Republican don’t support automatic minimum wage increases because minimum wage was not supposed to be something everyone achieves or strives for. Again, it takes away their right to strive and do better. Which is where Democrats would like to keep everyone. Believe it or not, compassion is not keeping people in minimum wage jobs. It is however giving them something they can move towards and reflects itself in how many people do not need minimum wage jobs or welfare. Compassion means wanting everyone to succeed by not relying on government handouts, unless they are truly needed to get by. That is the true meaning of compassion.
Automatic minimum wage increases cuts the knees out from under small business owners and will either be passed down to the consumer, causing inflation, or a reduction in work force.
As best as I can tell, Democrats want everyone to stay in that lower bracket, exist on minimum wages and welfare so they can appeal to the populists and stay in power. That is the real motive here.
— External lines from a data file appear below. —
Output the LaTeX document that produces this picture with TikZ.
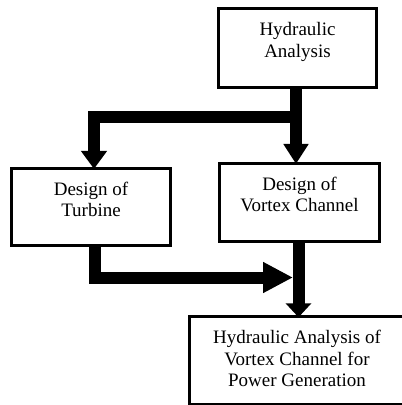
\documentclass[tikz,border=0pt]{standalone}
\usepackage{fontspec}
\setmainfont{Liberation Serif}
\usetikzlibrary{arrows.meta}
\begin{document}
\begin{tikzpicture}[x=1pt,y=-1pt,
  box/.style={draw=black,line width=2.6pt,inner sep=0pt},
  txt/.style={align=center,font=\fontsize{19}{21.5}\selectfont,inner sep=0pt},
  flow/.style={line width=12pt,draw=black},
]
\useasboundingbox (0,0) rectangle (402,405);
\node[box,minimum width=158.5pt,minimum height=79.5pt] (top) at (297.5,48) {};
\node[txt] (toptext) at (297.5,42) {Hydraulic\\Analysis};
\node[box,minimum width=159.5pt,minimum height=77.5pt] (turbine) at (91,207) {};
\node[txt] (turbinetext) at (91,199.5) {Design of\\Turbine};
\node[box,minimum width=160.5pt,minimum height=78.5pt] (vortex) at (299.5,202.5) {};
\node[txt] (vortextext) at (299.5,194.5) {Design of\\Vortex Channel};
\node[box,minimum width=214pt,minimum height=88pt,anchor=north west] (power) at (188.3,315.3) {};
\node[txt] (ptext) at (297,358.5) {Hydraulic Analysis of\\Vortex Channel for\\Power Generation};
\coordinate (b1) at (296,117);
\coordinate (j) at (298.5,277.5);
\draw[flow,-{Triangle[width=24pt,length=20pt]}] ([xshift=-1.5pt]top.south) -- ([xshift=-1.5pt,yshift=-2pt]top.south |- vortex.north);
\draw[flow,-{Triangle[width=25pt,length=18pt]}] (b1) -| ([xshift=3pt,yshift=-2pt]turbine.north);
\draw[flow,-{Triangle[width=29pt,length=30pt]}] ([xshift=4pt]turbine.south) |- ([xshift=-5.5pt]j);
\draw[flow,-{Triangle[width=25pt,length=14pt]}] ([xshift=-1pt]vortex.south) -- ([xshift=-1pt,yshift=-2pt]vortex.south |- power.north);
\end{tikzpicture}
\end{document}
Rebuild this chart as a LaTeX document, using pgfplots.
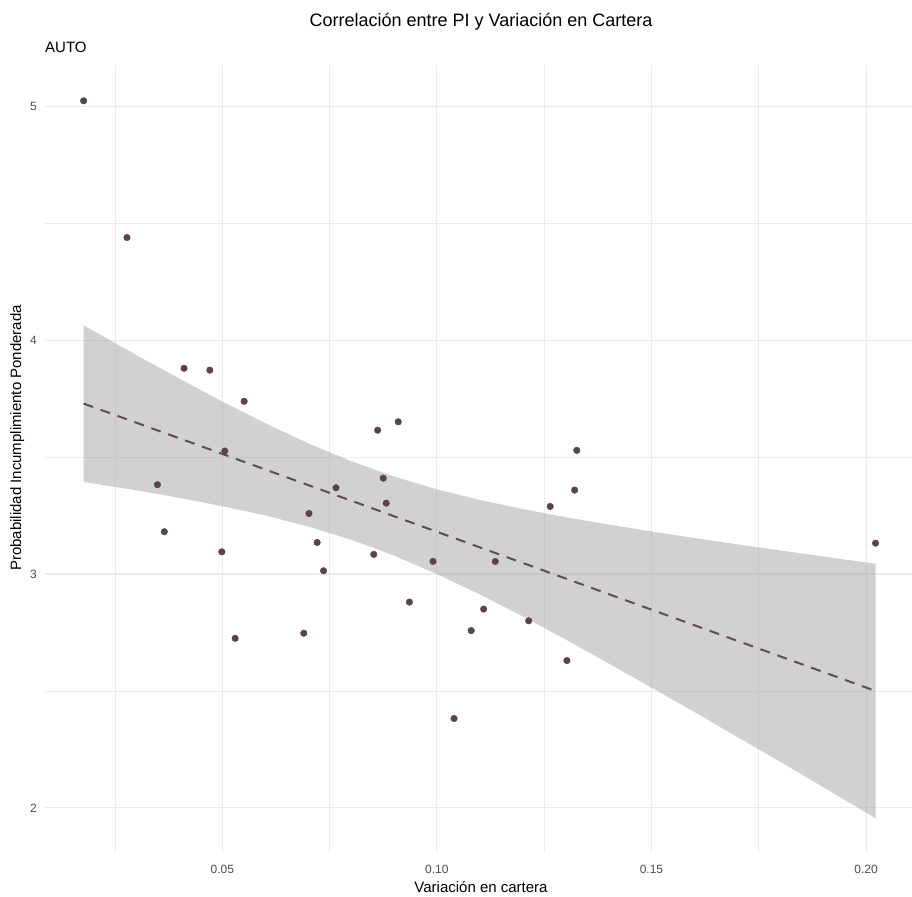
\documentclass[border=0pt]{standalone}
\usepackage{pgfplots}
\pgfplotsset{compat=1.18}
\usepackage{fontspec}
\setmainfont{Liberation Sans}

\definecolor{pts}{RGB}{92,66,78}
\definecolor{grid92}{RGB}{235,235,235}
\definecolor{gray30}{RGB}{77,77,77}

\begin{document}
\begin{tikzpicture}
  \useasboundingbox (0,0) rectangle (912bp,897bp);
  \begin{axis}[
    at={(45bp,44bp)}, anchor=south west,
    scale only axis,
    width=867bp, height=788bp,
    xmin=0.0087, xmax=0.2107,
    ymin=1.807, ymax=5.177,
    xtick={0.05,0.10,0.15,0.20},
    xticklabels={0.05,0.10,0.15,0.20},
    ytick={2,3,4,5},
    yticklabels={2,3,4,5},
    minor xtick={0.025,0.075,0.125,0.175},
    minor ytick={2.5,3.5,4.5},
    grid=both,
    major grid style={grid92, line width=1.1bp},
    minor grid style={grid92, line width=0.6bp},
    axis line style={draw=none},
    major tick length=0pt, minor tick length=0pt,
    tick style={draw=none},
    xticklabel style={font=\fontsize{12bp}{14bp}\selectfont, text=gray30, inner sep=0pt, yshift=-12bp},
    yticklabel style={font=\fontsize{12bp}{14bp}\selectfont, text=gray30, inner sep=0pt, xshift=-8bp},
    clip=true,
  ]
  % puntos
  \addplot[only marks, mark=*, mark size=3.3bp, pts, mark options={draw=pts, fill=pts}]
    coordinates {
      (0.0177,5.024)(0.0278,4.439)(0.0411,3.880)(0.0471,3.872)
      (0.0551,3.739)(0.0506,3.526)(0.0349,3.382)(0.0765,3.369)
      (0.0702,3.259)(0.0365,3.181)(0.0721,3.135)(0.0499,3.095)
      (0.0736,3.014)(0.0530,2.725)(0.0690,2.747)(0.0862,3.615)
      (0.0910,3.651)(0.0875,3.410)(0.0882,3.303)(0.0853,3.084)
      (0.0991,3.054)(0.1136,3.054)(0.0936,2.880)(0.1109,2.850)
      (0.1080,2.758)(0.1214,2.800)(0.1303,2.630)(0.1040,2.382)
      (0.1326,3.529)(0.1321,3.359)(0.1264,3.289)(0.2022,3.132)
    };

  % banda de confianza
  \addplot[draw=none, fill=black!40, fill opacity=0.45]
    coordinates {
      (0.0177,4.064)(0.03,3.936)(0.04,3.836)(0.05,3.738)(0.06,3.645)
      (0.07,3.559)(0.08,3.483)(0.09,3.417)(0.10,3.362)(0.11,3.317)
      (0.12,3.278)(0.13,3.243)(0.14,3.212)(0.15,3.182)(0.16,3.154)
      (0.17,3.127)(0.18,3.101)(0.19,3.075)(0.2022,3.044)
      (0.2022,1.956)(0.19,2.089)(0.18,2.197)(0.17,2.303)(0.16,2.410)
      (0.15,2.514)(0.14,2.618)(0.13,2.720)(0.12,2.819)(0.11,2.913)
      (0.10,3.000)(0.09,3.079)(0.08,3.147)(0.07,3.203)(0.06,3.251)
      (0.05,3.290)(0.04,3.326)(0.03,3.358)(0.0177,3.394)
    } -- cycle;

  % recta ajustada
  \addplot[pts!85!gray, line width=2bp, dash pattern=on 10bp off 8bp]
    coordinates {(0.0177,3.729)(0.2022,2.500)};
  \end{axis}

  \node[anchor=base, font=\fontsize{18bp}{21bp}\selectfont] at (481bp,870bp)
    {Correlación entre PI y Variación en Cartera};
  \node[anchor=base west, inner sep=0pt, font=\fontsize{15bp}{18bp}\selectfont] at (45bp,844bp) {AUTO};
  \node[anchor=base, inner sep=0pt, font=\fontsize{15bp}{18bp}\selectfont] at (481bp,4.5bp)
    {Variación en cartera};
  \node[anchor=base, inner sep=0pt, rotate=90, font=\fontsize{15bp}{18bp}\selectfont] at (21bp,459bp)
    {Probabilidad Incumplimiento Ponderada};
\end{tikzpicture}
\end{document}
Staying in power at any cost even on the backs of the poor by keeping them there.
I know this thinking is more challenging than the party line you are used to. But it is real and exists in America today. So get your head out of the sand, where Kerry’s head is.
I can feel the posts coming with my statements, So I am off to the movies. Will check later….
Good posting…
MAW:
I am genuinely confused by the sentiment expressed in your comment. You seem somehow to be confusing the words minimum and maximum with your statements that minimum wage should not be all that people aspire to, and that the democrats want people to remain at minimum wage jobs and not succeed. Minimum wage is the lower limit for salaries, not the upper limit.. how does imposing a lower limit prevent anyone from striving to reach higher goals?